Enter the following command at the prompt substituting values that apply to your company's situation:

insert into projection_config
   (name, days_past, days_future, agg_column_name)
values
   ('austin_60_30', 60, 30, 'fct_avg'),
   ('bangalore_60_30', 60, 30, 'fct_avg'),

insert into projection_business_hours_assoc
   (projection_config_id, business_hours_config_id)
values
   (
      (select id from projection_config where name='austin_60_30'),
      (select id from business_hours_config where name='austin')
   ),
   (
      (select id from projection_config where name='bangalore_60_30'),
      (select id from business_hours_config where name='bangalore')
   );

insert into projection_group_assoc
   (projection_config_id, group_filter_id)
values
   (
      (select id from projection_config where name='austin_60_30'),
      (select id from group_filter where name='austin')
   ),
   (
      (select id from projection_config where name='bangalore_60_30'),
      (select id from group_filter where name='bangalore')
   );

insert into projection_metric_assoc
   (projection_config_id, metric_key)
values
   (
      (select id from projection_config where name='austin_60_30'),
      (select metric_key from meta_metric where metric_name='analytics_test1')
   ),
   (
      (select id from projection_config where name='austin_60_30'),
      (select metric_key from meta_metric where metric_name='analytics_test2')
   ),
   (
      (select id from projection_config where name='bangalore_60_30'),
      (select metric_key from meta_metric where metric_name='analytics_test1')
   ),
   (
      (select id from projection_config where name='bangalore_60_30'),
      (select metric_key from meta_metric where metric_name='analytics_test2')
   );

Inserting records for nth percentile projections

Similar to the previous section, you can insert records that allow n th percentile calculations.

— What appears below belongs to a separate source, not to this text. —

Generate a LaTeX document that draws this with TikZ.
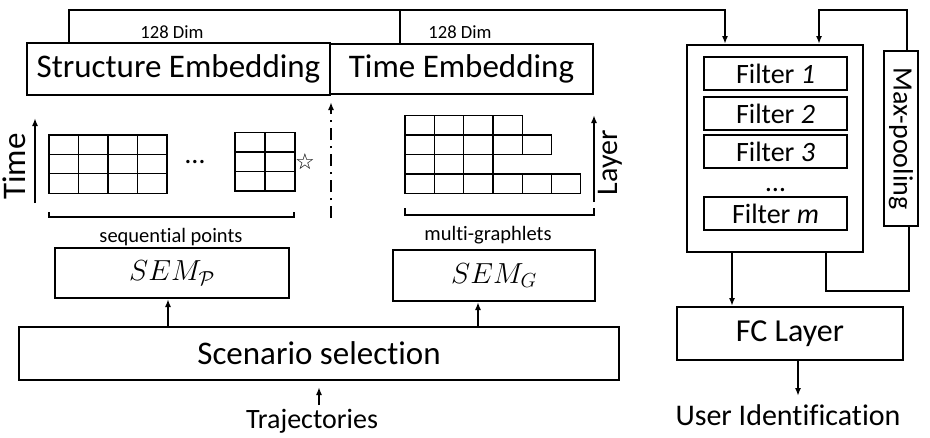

The following is a sample insertion to the projection_config table for a 95th percentile projection:

insert into projection_config
   (name, nth_percentile_config_id, days_past, days_future, agg_column_name)
values
   ('austin_95th', 1, 60, 30, 'fct_percentile')

where 1 is the ID of the row in the nth_percentile_config table where the Austin 95th percentile calculation is defined.